** START **

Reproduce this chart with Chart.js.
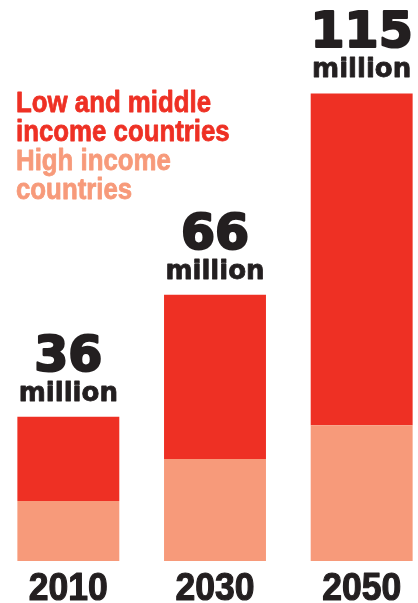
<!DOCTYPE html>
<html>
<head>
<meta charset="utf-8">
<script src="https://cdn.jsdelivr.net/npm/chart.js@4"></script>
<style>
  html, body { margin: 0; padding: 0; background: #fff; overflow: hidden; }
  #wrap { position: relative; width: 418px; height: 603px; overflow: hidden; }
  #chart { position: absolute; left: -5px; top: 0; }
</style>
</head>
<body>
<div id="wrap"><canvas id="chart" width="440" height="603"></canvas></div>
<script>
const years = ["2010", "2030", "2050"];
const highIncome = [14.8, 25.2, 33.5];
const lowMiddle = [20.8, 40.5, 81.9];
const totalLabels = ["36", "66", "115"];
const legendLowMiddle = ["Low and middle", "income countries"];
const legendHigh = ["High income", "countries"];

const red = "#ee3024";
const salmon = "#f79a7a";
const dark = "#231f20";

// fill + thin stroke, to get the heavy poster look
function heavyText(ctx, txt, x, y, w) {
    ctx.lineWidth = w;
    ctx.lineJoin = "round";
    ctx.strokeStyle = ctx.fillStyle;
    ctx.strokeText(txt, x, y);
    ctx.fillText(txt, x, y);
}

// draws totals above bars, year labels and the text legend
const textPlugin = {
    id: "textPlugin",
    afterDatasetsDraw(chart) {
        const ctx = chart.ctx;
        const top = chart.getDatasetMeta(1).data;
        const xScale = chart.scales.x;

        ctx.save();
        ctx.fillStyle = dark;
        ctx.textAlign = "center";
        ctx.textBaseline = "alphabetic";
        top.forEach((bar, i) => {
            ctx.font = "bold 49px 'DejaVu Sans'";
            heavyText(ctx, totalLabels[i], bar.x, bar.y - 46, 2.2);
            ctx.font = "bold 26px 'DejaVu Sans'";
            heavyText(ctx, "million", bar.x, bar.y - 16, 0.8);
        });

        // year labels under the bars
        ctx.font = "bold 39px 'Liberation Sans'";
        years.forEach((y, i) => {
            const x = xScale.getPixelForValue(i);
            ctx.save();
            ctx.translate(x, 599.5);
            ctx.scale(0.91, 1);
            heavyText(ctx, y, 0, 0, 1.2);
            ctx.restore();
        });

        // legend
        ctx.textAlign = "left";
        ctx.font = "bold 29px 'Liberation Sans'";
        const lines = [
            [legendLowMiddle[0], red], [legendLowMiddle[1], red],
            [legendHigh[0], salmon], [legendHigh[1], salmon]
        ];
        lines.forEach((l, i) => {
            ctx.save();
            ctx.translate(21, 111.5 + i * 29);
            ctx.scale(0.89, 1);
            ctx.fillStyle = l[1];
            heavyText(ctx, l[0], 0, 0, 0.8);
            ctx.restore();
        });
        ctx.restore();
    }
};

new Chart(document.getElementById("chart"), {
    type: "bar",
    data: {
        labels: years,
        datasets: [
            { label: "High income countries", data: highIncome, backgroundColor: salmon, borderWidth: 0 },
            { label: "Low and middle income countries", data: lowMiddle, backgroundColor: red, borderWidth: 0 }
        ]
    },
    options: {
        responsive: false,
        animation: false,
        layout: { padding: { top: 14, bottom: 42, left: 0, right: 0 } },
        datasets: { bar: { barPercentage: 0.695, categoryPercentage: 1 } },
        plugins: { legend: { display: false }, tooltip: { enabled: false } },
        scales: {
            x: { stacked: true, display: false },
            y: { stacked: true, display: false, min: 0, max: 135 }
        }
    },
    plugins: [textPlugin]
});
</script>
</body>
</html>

** END **
** START **

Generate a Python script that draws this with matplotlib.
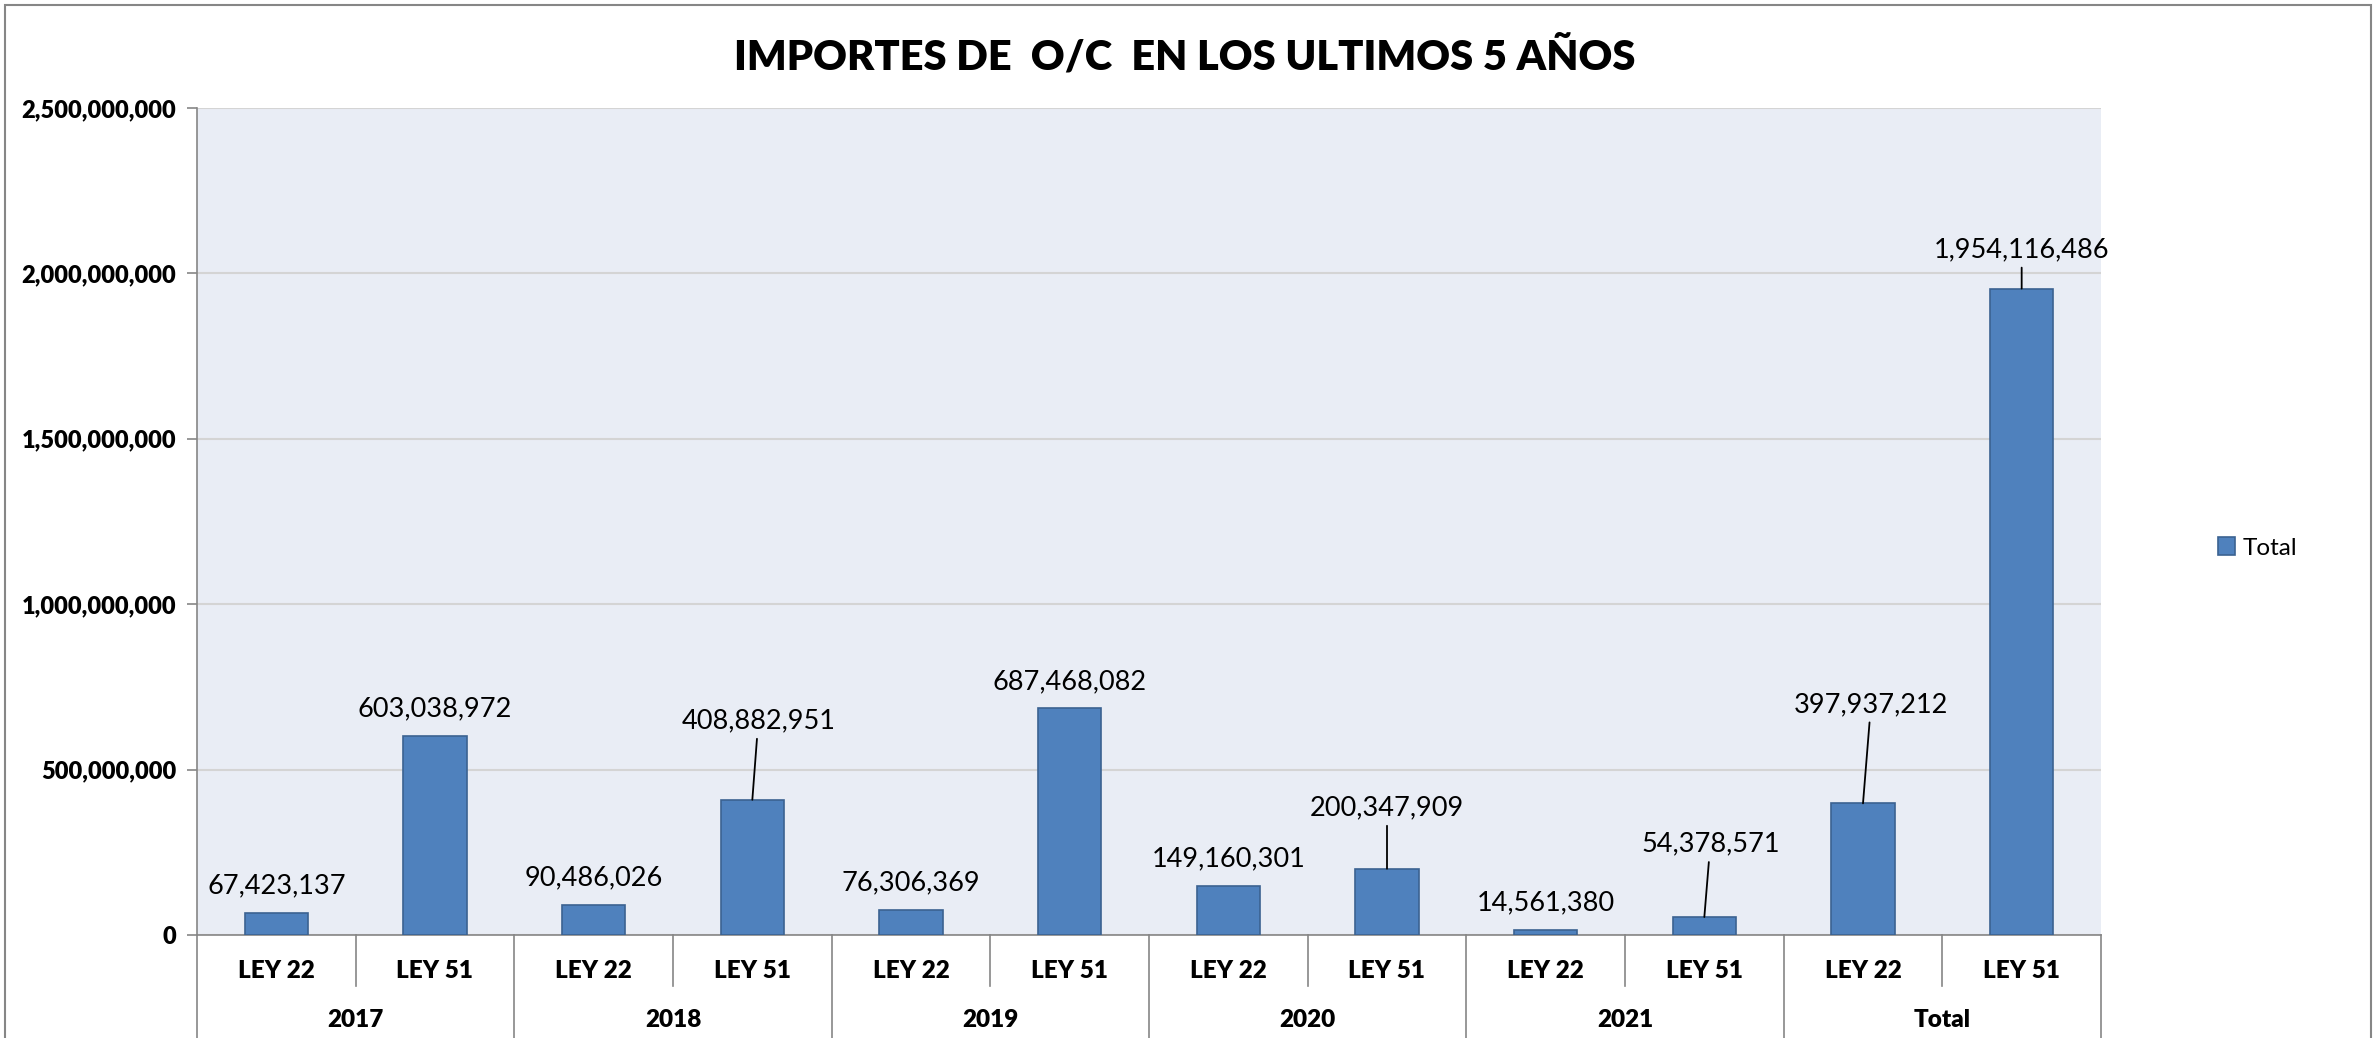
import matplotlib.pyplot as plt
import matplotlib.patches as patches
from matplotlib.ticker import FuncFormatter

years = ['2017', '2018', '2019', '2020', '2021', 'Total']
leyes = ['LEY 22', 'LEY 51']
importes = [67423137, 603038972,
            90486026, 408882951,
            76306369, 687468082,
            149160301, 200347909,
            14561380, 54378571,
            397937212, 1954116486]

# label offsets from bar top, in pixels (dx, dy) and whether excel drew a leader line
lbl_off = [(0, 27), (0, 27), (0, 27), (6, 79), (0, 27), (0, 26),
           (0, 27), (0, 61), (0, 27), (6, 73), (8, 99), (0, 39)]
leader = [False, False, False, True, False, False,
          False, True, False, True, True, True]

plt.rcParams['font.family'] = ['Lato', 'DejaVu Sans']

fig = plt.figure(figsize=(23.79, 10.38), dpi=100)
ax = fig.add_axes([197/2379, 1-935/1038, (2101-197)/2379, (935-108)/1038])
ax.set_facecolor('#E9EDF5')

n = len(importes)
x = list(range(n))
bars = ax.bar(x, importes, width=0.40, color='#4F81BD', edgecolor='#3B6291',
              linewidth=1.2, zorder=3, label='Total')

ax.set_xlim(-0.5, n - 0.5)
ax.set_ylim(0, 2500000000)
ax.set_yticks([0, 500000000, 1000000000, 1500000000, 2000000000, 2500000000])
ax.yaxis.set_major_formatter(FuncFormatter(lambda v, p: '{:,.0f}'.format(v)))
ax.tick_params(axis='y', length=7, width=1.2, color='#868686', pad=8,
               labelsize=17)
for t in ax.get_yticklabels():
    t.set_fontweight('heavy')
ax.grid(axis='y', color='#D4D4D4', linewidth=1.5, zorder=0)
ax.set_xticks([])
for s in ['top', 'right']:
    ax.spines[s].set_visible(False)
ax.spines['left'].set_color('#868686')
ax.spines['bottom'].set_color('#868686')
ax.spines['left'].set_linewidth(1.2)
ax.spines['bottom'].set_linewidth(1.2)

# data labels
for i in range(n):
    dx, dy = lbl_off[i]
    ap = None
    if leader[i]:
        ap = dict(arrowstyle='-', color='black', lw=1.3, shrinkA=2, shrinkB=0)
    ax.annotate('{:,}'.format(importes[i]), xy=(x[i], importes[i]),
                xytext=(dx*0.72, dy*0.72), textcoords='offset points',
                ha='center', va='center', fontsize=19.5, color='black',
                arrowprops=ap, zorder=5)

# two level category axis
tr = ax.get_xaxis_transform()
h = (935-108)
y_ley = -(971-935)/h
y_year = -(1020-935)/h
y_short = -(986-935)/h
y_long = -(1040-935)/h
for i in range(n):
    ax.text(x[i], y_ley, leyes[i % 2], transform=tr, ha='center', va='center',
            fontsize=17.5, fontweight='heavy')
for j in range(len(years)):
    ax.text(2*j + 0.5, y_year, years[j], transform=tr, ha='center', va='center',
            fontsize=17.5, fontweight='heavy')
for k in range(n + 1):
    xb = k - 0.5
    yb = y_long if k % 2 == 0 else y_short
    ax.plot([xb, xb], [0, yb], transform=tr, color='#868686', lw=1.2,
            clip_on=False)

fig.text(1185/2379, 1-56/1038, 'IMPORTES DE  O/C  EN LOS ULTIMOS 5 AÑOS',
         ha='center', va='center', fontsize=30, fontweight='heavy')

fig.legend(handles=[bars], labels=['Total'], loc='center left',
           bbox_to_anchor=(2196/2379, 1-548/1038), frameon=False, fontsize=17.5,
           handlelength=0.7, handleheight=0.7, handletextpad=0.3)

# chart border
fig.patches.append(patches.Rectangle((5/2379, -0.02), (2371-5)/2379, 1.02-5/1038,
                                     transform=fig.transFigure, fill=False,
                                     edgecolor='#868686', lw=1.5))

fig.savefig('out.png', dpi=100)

** END **

Short exercise:
Retype exactly the lines from the one with "Generate a Python" through the one with "ax.set_facecolor('#E9EDF5')", both included, and nothing else; leave out the pictures.

Answer to the exercise:
Generate a Python script that draws this with matplotlib.
import matplotlib.pyplot as plt
import matplotlib.patches as patches
from matplotlib.ticker import FuncFormatter

years = ['2017', '2018', '2019', '2020', '2021', 'Total']
leyes = ['LEY 22', 'LEY 51']
importes = [67423137, 603038972,
            90486026, 408882951,
            76306369, 687468082,
            149160301, 200347909,
            14561380, 54378571,
            397937212, 1954116486]

# label offsets from bar top, in pixels (dx, dy) and whether excel drew a leader line
lbl_off = [(0, 27), (0, 27), (0, 27), (6, 79), (0, 27), (0, 26),
           (0, 27), (0, 61), (0, 27), (6, 73), (8, 99), (0, 39)]
leader = [False, False, False, True, False, False,
          False, True, False, True, True, True]

plt.rcParams['font.family'] = ['Lato', 'DejaVu Sans']

fig = plt.figure(figsize=(23.79, 10.38), dpi=100)
ax = fig.add_axes([197/2379, 1-935/1038, (2101-197)/2379, (935-108)/1038])
ax.set_facecolor('#E9EDF5')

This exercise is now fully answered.